As a woman who looks ahead at a childless future, I count myself so blessed to have many incredible examples of women who are walking with me in this lifestyle. Women who are strong, kind, fierce, intelligent, and compassionate. Women who disprove the tweet above with every breath they take. I strive to be like them, to be like my teacher was.

Earlier this year, I had a couple different friends tell me I should read the children’s book “Miss Rumphius.” Author and illustrator Barbara Cooney is a favorite of mine, so I’m not sure how I missed this award winning book. It’s the first time I’ve read a children’s book with a character like this in it, a single childless woman who is depicted as adventurous and brave, kind and beautiful.
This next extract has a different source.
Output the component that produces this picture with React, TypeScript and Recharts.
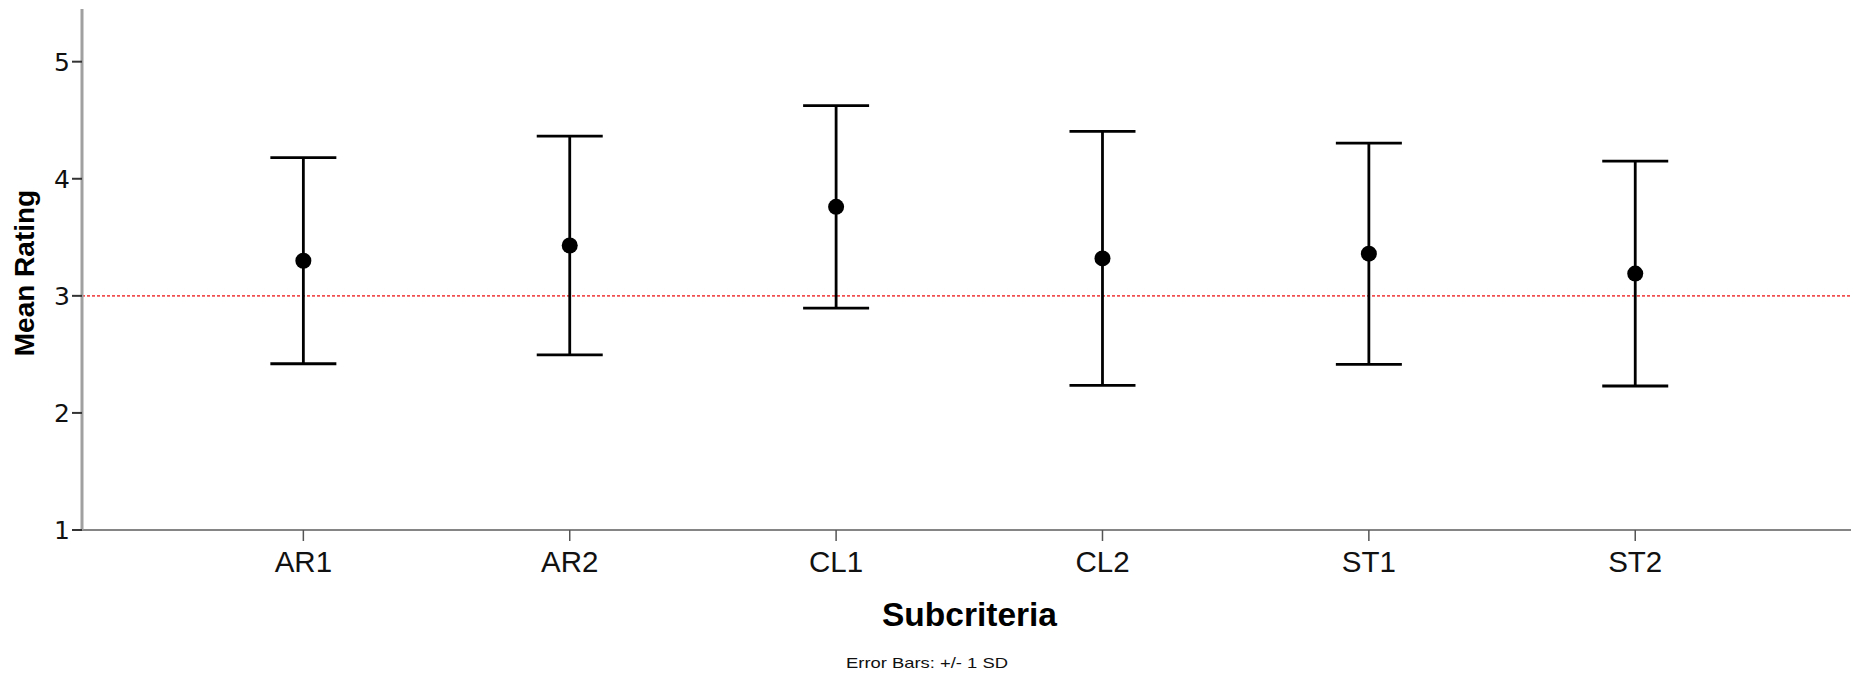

I wonder what Candace Owens would make of her? I want to be like Miss Rumphius when I grow up. I am determined to be the librarian, the adventurer, and the auntie that she is. In fact, we all should be more like her.

Instead of lumping all single and/or childless women together into a badly stereotyped box, let’s see each one as a unique individual with varied life circumstances. And let’s all try to be a bit more like Miss Rumphius, and like my math teacher, with the goal of doing “something to make the world more beautiful.”

Comments

  1. Wow! I can’t really add anything to what you said. I responded to Candace Owens’s comments in a less diplomatic way, but it’s sad to see the idolization of childbearing within God’s church. And made with such a loud voice. Praying that God’s truth is louder!

    • Lucky for us we have a God who loves the truth. Let’s pray for discerning people who don’t just fall for the loudest voice, but seek what is real and good. Especially within the church. Sigh.

  2. Well said. Being married and having children was a relief, after being single well into the second half of my twenties, sensing my thoughts on anything marriage or parenting related would never be taken seriously while I remained ‘uninitiated’ and ‘unknowing’. Experience is a good teacher, but as I maintained to myself as a single, principles and values are fully comprehensible to married, single, parents or childless adults alike; principles and values that may never be comprehended by some adults in any of those categories, for many other reasons. Pure discrimination to stereotype any adult according to their marital status or procreative history.

    • I love this response, Sharon! It’s always encouraging to have married women with children stand up for those of us without! I’m sorry you had that experience of judgment in your 20s, but am grateful to see how you use it now to be more compassionate and understanding.

  3. Whether it’s women who don’t marry and have children and are considered old maid spinsters or men who don’t marry and “man up” and are considered dirty old men, I think all of it is a result of a child and sex worship society we live in and the church which has elevated it to idolatry status. Yes, I feel out in left field too sometimes. But the way I see it, the extent to which I feel this way is an indication of how much the world and the church is out of touch with God. In other words, it’s not me. It’s them. Rest assured, there are people who value your opinions and judgment way above any married woman.

    • I appreciate you giving us a male perspective on this. The church’s focus on marriage/children as the pinnacle of Christian living affects all of we singletons. Thanks, as always, for your thoughtful comment, John.